### Objective
List all lines of the data that include the string "Write".

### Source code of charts
----

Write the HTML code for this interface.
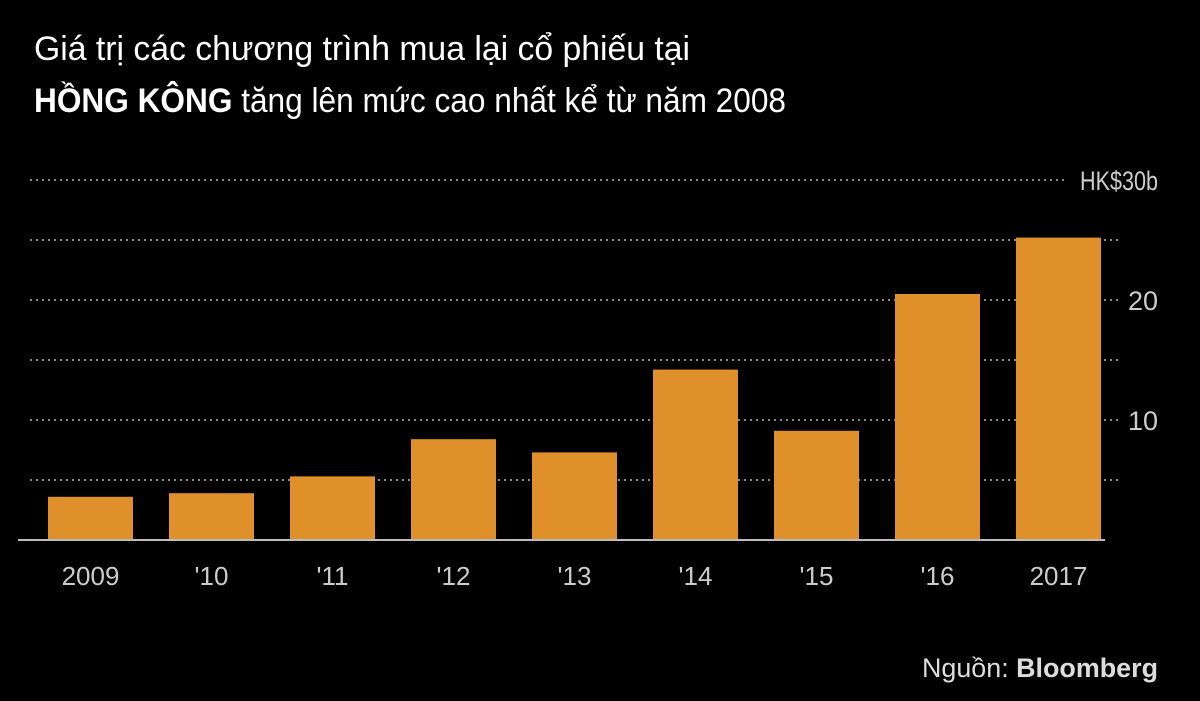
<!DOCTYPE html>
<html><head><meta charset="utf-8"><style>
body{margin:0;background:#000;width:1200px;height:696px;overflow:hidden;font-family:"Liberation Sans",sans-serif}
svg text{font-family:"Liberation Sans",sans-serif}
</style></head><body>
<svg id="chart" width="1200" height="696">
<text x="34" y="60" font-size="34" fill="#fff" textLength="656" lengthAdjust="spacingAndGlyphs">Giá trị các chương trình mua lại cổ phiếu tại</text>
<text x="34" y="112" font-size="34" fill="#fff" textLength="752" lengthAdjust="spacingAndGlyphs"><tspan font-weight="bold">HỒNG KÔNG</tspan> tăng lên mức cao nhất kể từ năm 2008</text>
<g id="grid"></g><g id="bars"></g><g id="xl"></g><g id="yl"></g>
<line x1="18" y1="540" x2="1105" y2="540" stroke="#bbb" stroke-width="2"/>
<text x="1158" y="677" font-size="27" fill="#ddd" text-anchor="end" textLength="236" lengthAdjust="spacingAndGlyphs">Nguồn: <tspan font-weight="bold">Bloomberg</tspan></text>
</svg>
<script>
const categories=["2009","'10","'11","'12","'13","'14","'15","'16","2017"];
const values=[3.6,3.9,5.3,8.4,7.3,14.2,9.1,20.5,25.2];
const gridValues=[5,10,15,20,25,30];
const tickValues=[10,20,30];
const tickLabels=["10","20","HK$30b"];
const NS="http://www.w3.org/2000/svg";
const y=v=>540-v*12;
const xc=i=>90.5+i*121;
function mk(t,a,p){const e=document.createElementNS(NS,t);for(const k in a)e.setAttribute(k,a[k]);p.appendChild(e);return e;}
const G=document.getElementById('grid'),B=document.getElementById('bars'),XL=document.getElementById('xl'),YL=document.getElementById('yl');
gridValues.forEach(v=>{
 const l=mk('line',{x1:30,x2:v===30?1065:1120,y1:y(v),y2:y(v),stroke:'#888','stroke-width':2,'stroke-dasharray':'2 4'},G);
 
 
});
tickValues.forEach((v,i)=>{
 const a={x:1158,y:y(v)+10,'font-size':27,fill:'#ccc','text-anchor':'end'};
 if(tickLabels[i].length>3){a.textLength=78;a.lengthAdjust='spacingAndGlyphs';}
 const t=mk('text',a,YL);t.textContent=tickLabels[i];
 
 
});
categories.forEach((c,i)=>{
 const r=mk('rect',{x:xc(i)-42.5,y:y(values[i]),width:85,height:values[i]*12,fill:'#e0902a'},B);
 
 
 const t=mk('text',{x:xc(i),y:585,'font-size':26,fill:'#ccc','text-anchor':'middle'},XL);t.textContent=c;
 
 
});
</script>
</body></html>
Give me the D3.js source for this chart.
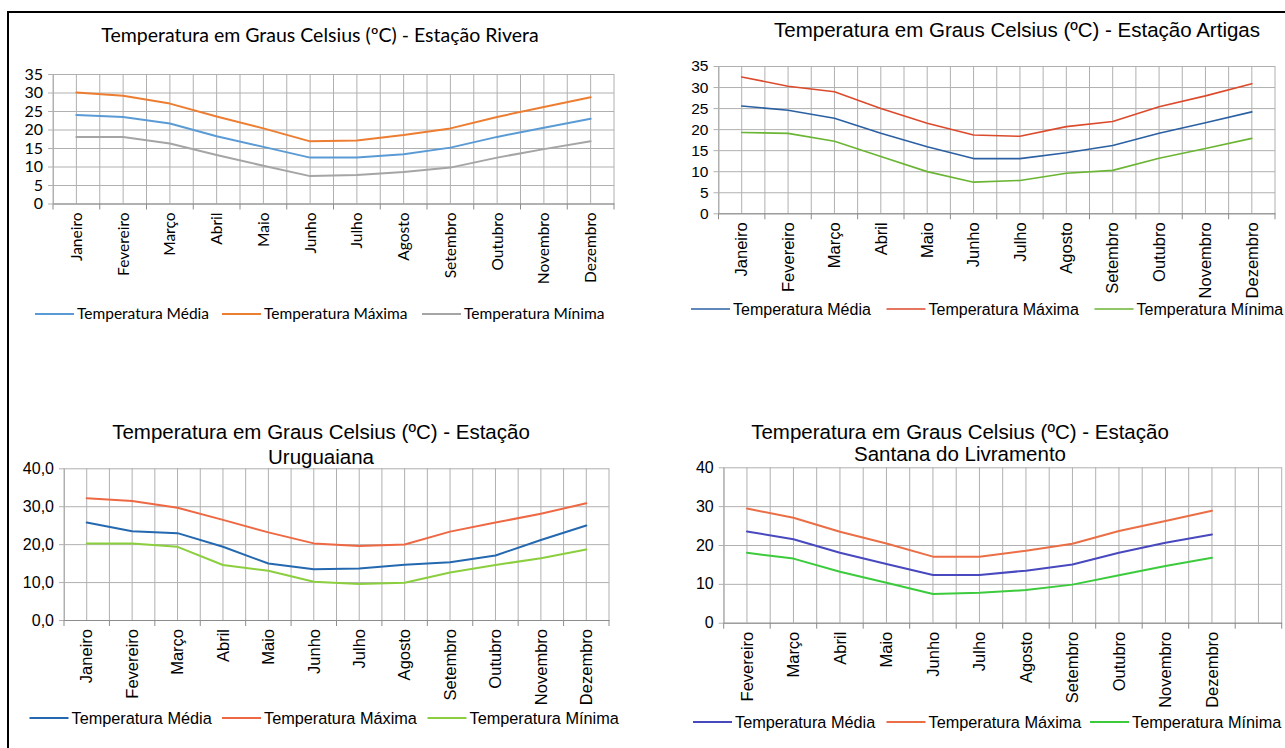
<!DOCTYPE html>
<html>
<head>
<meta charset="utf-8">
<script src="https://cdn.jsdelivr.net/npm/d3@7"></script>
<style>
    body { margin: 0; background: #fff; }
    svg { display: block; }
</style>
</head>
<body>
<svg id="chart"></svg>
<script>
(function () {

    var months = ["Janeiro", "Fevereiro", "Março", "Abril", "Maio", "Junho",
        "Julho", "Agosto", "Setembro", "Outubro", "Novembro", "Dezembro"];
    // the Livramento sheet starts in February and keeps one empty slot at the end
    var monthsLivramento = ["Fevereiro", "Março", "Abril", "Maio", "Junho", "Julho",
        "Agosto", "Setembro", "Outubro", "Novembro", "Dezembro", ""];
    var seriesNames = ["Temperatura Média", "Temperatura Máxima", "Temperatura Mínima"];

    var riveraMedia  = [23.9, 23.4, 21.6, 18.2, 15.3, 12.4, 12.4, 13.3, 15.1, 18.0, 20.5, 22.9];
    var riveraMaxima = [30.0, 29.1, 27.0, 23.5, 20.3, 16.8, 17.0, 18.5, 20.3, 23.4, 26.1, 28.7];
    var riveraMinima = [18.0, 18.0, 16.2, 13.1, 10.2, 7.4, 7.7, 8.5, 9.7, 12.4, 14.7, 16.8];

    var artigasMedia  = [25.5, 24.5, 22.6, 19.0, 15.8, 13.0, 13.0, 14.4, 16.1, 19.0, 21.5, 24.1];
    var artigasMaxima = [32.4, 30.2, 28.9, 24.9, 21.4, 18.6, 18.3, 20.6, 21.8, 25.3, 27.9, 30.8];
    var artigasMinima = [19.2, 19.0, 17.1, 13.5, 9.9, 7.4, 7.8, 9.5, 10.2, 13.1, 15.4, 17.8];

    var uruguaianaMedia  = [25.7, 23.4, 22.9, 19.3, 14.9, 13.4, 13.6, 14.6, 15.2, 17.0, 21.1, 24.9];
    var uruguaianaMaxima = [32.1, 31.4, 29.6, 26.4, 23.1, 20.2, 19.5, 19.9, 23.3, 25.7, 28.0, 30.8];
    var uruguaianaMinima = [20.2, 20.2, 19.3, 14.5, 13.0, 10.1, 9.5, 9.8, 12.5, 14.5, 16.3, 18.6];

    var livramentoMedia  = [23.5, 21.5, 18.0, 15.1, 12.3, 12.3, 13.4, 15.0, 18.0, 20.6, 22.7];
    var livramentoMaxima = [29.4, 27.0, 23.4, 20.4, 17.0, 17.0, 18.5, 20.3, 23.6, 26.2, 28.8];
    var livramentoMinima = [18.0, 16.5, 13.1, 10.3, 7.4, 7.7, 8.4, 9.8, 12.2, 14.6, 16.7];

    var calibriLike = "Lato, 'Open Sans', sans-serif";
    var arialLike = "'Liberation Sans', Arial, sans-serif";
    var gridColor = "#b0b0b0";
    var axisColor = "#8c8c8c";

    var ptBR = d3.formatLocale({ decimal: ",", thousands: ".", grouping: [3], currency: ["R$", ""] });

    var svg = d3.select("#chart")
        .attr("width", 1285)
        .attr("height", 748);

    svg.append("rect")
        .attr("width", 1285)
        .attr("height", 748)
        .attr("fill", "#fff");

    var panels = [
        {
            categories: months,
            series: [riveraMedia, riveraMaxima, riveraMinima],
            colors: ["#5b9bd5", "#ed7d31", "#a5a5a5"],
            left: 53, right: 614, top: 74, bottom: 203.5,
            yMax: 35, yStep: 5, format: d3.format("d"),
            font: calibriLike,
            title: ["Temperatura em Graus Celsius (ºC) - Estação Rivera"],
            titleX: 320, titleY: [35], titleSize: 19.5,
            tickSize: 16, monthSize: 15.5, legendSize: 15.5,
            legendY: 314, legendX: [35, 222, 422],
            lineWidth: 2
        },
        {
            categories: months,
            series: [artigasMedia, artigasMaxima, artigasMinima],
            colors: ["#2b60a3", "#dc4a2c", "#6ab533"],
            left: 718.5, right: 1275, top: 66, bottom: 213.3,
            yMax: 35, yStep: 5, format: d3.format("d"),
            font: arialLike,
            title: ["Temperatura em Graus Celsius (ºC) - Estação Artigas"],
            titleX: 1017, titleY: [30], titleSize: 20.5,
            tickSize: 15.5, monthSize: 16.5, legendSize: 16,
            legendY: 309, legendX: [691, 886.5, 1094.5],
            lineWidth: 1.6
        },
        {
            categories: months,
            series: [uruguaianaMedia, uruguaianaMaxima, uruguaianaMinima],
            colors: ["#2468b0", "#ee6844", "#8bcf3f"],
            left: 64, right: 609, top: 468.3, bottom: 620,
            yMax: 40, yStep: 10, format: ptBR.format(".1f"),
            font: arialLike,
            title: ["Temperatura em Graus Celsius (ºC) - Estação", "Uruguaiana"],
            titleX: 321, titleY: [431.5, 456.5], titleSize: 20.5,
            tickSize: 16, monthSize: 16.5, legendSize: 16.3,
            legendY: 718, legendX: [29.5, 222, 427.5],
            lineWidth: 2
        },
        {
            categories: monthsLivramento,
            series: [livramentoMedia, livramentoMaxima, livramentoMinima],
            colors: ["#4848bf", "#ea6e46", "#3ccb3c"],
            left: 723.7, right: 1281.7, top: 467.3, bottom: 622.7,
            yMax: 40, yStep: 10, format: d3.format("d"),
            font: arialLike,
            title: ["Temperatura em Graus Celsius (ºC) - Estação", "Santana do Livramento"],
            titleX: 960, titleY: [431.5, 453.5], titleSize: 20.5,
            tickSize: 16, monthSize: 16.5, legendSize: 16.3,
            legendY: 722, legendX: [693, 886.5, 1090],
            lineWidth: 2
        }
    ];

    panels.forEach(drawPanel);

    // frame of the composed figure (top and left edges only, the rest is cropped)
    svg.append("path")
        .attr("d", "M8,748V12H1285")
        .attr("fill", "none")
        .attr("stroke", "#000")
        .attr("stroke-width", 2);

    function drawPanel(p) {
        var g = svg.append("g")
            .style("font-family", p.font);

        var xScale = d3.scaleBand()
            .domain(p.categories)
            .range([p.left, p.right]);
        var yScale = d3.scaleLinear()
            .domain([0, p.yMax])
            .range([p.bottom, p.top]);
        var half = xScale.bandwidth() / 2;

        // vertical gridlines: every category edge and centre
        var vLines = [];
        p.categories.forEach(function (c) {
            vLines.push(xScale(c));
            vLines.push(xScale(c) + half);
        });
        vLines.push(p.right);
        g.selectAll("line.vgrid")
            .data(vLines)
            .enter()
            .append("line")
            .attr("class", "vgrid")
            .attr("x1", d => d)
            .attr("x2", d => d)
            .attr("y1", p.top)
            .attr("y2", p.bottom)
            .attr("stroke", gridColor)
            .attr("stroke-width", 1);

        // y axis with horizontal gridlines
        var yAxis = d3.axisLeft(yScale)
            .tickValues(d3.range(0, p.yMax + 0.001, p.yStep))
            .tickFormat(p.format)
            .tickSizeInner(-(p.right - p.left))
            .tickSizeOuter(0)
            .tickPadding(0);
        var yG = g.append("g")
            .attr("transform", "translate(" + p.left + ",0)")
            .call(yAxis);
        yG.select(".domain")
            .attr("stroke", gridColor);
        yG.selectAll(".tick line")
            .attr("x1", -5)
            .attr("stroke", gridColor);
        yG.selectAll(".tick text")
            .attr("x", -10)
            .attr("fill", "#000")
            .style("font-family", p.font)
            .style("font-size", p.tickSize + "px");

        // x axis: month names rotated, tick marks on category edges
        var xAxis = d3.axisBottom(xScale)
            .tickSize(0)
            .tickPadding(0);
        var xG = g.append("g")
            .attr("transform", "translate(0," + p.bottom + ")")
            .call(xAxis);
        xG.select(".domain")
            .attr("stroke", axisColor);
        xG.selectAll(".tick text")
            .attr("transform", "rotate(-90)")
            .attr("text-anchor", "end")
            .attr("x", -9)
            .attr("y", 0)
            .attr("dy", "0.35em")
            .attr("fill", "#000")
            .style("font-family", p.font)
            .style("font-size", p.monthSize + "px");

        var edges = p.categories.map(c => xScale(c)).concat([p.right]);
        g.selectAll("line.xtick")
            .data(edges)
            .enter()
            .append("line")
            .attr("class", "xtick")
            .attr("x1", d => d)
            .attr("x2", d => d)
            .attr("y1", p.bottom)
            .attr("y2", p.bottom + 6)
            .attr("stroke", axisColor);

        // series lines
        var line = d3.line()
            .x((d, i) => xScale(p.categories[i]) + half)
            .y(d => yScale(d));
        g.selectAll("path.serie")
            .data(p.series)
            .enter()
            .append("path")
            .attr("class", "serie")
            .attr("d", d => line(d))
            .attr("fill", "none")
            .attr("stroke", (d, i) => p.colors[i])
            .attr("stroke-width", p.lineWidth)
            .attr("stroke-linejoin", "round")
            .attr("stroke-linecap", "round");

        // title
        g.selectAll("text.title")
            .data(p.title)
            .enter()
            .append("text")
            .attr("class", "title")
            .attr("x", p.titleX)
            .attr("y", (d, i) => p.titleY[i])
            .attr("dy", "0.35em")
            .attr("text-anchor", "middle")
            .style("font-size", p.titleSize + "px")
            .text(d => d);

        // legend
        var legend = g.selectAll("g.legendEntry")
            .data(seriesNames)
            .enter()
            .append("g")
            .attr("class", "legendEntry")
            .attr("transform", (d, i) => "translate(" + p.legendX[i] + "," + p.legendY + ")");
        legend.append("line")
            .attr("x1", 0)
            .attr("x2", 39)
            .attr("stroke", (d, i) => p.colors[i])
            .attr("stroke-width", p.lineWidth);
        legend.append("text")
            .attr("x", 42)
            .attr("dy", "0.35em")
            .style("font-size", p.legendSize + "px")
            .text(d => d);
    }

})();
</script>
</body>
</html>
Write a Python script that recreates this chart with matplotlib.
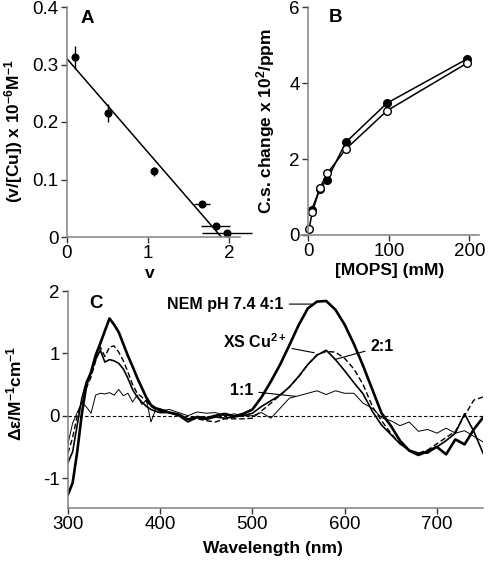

----

### The solution
Write the HTML code for this interface.
Write a Python script that recreates this chart with matplotlib.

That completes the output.